*WHAT IS EXPECTED*. Write out the whole listing word for word.

● ● ● ● ●

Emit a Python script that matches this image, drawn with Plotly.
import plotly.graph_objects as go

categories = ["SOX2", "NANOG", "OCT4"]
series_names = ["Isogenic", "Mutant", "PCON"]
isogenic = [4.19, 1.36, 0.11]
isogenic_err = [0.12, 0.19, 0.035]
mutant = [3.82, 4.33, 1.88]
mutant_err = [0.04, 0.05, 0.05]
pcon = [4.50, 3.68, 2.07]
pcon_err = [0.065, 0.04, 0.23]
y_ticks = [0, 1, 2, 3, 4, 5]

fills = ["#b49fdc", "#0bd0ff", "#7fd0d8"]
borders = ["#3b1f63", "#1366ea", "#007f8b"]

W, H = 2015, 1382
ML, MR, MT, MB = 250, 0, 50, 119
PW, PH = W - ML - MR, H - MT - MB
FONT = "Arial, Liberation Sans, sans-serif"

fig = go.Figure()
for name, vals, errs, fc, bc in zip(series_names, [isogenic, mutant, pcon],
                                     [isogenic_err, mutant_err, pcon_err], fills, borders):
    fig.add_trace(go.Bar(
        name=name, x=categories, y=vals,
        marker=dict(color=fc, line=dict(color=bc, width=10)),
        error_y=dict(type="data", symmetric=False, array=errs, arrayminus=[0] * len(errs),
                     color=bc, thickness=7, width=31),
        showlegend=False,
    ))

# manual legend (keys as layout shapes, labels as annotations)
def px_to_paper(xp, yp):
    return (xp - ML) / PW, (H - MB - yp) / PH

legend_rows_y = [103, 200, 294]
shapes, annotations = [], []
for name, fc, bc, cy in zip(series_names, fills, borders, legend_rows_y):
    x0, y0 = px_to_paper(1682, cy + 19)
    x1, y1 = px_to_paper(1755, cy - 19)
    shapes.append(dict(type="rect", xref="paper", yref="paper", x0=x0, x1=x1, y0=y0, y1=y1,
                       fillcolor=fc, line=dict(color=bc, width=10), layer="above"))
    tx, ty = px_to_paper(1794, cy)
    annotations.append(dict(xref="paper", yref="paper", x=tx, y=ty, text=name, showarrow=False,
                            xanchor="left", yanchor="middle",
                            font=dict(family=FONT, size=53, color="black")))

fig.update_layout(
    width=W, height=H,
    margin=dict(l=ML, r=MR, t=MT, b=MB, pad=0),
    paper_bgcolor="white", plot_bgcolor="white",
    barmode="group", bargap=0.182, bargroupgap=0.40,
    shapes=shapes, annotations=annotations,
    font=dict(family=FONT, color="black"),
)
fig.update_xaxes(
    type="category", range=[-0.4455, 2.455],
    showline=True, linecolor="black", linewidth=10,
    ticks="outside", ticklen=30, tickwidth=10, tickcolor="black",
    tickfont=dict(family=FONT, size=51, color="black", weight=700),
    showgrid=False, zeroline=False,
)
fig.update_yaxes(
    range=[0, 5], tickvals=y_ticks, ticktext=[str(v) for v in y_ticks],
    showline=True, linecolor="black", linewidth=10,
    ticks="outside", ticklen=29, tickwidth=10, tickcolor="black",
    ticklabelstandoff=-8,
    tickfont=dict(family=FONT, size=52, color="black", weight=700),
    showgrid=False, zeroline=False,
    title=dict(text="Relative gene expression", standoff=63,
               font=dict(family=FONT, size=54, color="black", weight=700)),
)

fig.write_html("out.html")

● ● ● ● ●

*TASK ANSWER*.
Emit a Python script that matches this image, drawn with Plotly.
import plotly.graph_objects as go

categories = ["SOX2", "NANOG", "OCT4"]
series_names = ["Isogenic", "Mutant", "PCON"]
isogenic = [4.19, 1.36, 0.11]
isogenic_err = [0.12, 0.19, 0.035]
mutant = [3.82, 4.33, 1.88]
mutant_err = [0.04, 0.05, 0.05]
pcon = [4.50, 3.68, 2.07]
pcon_err = [0.065, 0.04, 0.23]
y_ticks = [0, 1, 2, 3, 4, 5]

fills = ["#b49fdc", "#0bd0ff", "#7fd0d8"]
borders = ["#3b1f63", "#1366ea", "#007f8b"]

W, H = 2015, 1382
ML, MR, MT, MB = 250, 0, 50, 119
PW, PH = W - ML - MR, H - MT - MB
FONT = "Arial, Liberation Sans, sans-serif"

fig = go.Figure()
for name, vals, errs, fc, bc in zip(series_names, [isogenic, mutant, pcon],
                                     [isogenic_err, mutant_err, pcon_err], fills, borders):
    fig.add_trace(go.Bar(
        name=name, x=categories, y=vals,
        marker=dict(color=fc, line=dict(color=bc, width=10)),
        error_y=dict(type="data", symmetric=False, array=errs, arrayminus=[0] * len(errs),
                     color=bc, thickness=7, width=31),
        showlegend=False,
    ))

# manual legend (keys as layout shapes, labels as annotations)
def px_to_paper(xp, yp):
    return (xp - ML) / PW, (H - MB - yp) / PH

legend_rows_y = [103, 200, 294]
shapes, annotations = [], []
for name, fc, bc, cy in zip(series_names, fills, borders, legend_rows_y):
    x0, y0 = px_to_paper(1682, cy + 19)
    x1, y1 = px_to_paper(1755, cy - 19)
    shapes.append(dict(type="rect", xref="paper", yref="paper", x0=x0, x1=x1, y0=y0, y1=y1,
                       fillcolor=fc, line=dict(color=bc, width=10), layer="above"))
    tx, ty = px_to_paper(1794, cy)
    annotations.append(dict(xref="paper", yref="paper", x=tx, y=ty, text=name, showarrow=False,
                            xanchor="left", yanchor="middle",
                            font=dict(family=FONT, size=53, color="black")))

fig.update_layout(
    width=W, height=H,
    margin=dict(l=ML, r=MR, t=MT, b=MB, pad=0),
    paper_bgcolor="white", plot_bgcolor="white",
    barmode="group", bargap=0.182, bargroupgap=0.40,
    shapes=shapes, annotations=annotations,
    font=dict(family=FONT, color="black"),
)
fig.update_xaxes(
    type="category", range=[-0.4455, 2.455],
    showline=True, linecolor="black", linewidth=10,
    ticks="outside", ticklen=30, tickwidth=10, tickcolor="black",
    tickfont=dict(family=FONT, size=51, color="black", weight=700),
    showgrid=False, zeroline=False,
)
fig.update_yaxes(
    range=[0, 5], tickvals=y_ticks, ticktext=[str(v) for v in y_ticks],
    showline=True, linecolor="black", linewidth=10,
    ticks="outside", ticklen=29, tickwidth=10, tickcolor="black",
    ticklabelstandoff=-8,
    tickfont=dict(family=FONT, size=52, color="black", weight=700),
    showgrid=False, zeroline=False,
    title=dict(text="Relative gene expression", standoff=63,
               font=dict(family=FONT, size=54, color="black", weight=700)),
)

fig.write_html("out.html")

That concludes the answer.